- [What to work on]
Write the lines out again, from the top of the material to the line containing "import * as", pictures excluded.

Start of Data provided

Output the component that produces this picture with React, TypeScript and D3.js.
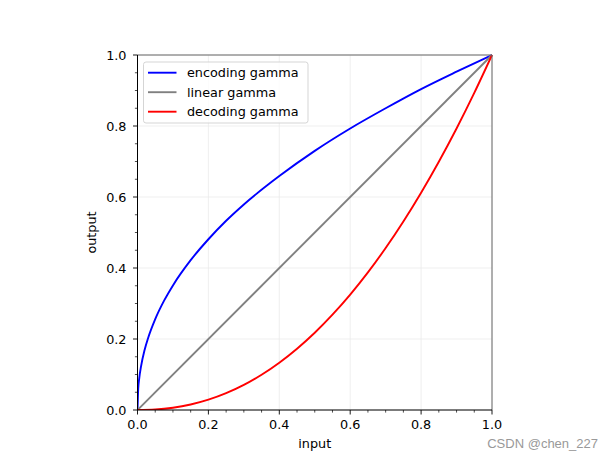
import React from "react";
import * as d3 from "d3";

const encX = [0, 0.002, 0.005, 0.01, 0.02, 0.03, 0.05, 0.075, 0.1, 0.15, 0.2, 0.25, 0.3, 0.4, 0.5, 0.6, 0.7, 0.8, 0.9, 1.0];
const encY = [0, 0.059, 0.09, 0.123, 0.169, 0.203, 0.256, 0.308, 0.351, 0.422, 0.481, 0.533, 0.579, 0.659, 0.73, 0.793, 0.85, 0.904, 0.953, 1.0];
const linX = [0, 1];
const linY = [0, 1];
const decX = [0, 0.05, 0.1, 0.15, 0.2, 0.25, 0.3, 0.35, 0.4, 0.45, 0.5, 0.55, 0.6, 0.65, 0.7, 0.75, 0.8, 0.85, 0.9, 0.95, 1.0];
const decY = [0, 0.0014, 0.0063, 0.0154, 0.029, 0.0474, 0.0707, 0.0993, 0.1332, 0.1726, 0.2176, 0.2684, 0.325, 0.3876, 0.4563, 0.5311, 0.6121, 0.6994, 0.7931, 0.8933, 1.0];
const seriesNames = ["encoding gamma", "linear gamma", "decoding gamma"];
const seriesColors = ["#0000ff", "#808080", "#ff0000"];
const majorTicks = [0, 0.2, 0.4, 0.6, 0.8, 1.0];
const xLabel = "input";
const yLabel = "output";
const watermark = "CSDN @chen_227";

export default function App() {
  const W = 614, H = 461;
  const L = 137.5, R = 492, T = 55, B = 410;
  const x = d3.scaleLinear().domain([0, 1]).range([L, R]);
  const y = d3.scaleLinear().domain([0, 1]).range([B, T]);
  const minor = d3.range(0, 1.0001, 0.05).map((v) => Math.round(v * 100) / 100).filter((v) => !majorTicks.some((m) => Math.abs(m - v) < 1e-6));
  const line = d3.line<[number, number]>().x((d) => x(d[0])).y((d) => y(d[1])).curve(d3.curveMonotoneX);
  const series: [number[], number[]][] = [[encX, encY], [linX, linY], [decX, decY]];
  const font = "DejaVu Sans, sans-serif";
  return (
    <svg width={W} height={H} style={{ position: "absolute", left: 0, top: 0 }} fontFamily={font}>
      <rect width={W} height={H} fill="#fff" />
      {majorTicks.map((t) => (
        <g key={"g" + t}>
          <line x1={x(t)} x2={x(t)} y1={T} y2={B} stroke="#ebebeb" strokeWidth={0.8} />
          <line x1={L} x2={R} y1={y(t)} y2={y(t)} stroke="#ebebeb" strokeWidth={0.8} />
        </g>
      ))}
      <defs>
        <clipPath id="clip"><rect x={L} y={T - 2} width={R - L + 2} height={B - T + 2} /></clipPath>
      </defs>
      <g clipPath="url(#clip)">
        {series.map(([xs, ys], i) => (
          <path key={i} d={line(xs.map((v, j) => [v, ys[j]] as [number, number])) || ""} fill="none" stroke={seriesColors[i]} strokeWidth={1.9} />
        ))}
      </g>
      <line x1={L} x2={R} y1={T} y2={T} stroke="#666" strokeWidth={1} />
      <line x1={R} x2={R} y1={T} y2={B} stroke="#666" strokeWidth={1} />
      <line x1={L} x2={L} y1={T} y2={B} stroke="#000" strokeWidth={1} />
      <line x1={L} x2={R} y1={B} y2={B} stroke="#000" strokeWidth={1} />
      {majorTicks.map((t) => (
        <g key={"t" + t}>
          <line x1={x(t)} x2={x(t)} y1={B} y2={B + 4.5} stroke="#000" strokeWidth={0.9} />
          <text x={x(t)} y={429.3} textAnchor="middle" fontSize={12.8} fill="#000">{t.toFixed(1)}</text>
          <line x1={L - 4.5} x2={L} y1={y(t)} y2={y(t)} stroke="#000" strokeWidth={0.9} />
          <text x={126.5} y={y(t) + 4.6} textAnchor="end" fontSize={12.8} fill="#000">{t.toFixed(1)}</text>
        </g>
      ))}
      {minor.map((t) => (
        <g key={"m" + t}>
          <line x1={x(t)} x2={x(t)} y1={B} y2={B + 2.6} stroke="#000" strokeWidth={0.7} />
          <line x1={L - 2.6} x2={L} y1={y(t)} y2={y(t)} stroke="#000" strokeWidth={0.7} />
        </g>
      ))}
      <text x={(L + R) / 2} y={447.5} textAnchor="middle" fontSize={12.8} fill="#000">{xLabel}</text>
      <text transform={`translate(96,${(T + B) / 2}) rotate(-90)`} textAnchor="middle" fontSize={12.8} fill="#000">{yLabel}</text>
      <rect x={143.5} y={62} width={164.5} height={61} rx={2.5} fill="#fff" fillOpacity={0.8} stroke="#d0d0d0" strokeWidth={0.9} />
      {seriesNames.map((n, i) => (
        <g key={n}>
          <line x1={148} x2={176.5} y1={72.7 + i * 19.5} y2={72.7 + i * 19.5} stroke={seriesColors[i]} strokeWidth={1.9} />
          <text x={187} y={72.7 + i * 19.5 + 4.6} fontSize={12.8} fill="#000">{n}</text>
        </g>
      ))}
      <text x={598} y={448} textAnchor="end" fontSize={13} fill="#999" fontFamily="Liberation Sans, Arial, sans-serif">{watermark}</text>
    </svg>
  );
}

End of Data provided

- [Completed task]
Output the component that produces this picture with React, TypeScript and D3.js.
import React from "react";
import * as d3 from "d3";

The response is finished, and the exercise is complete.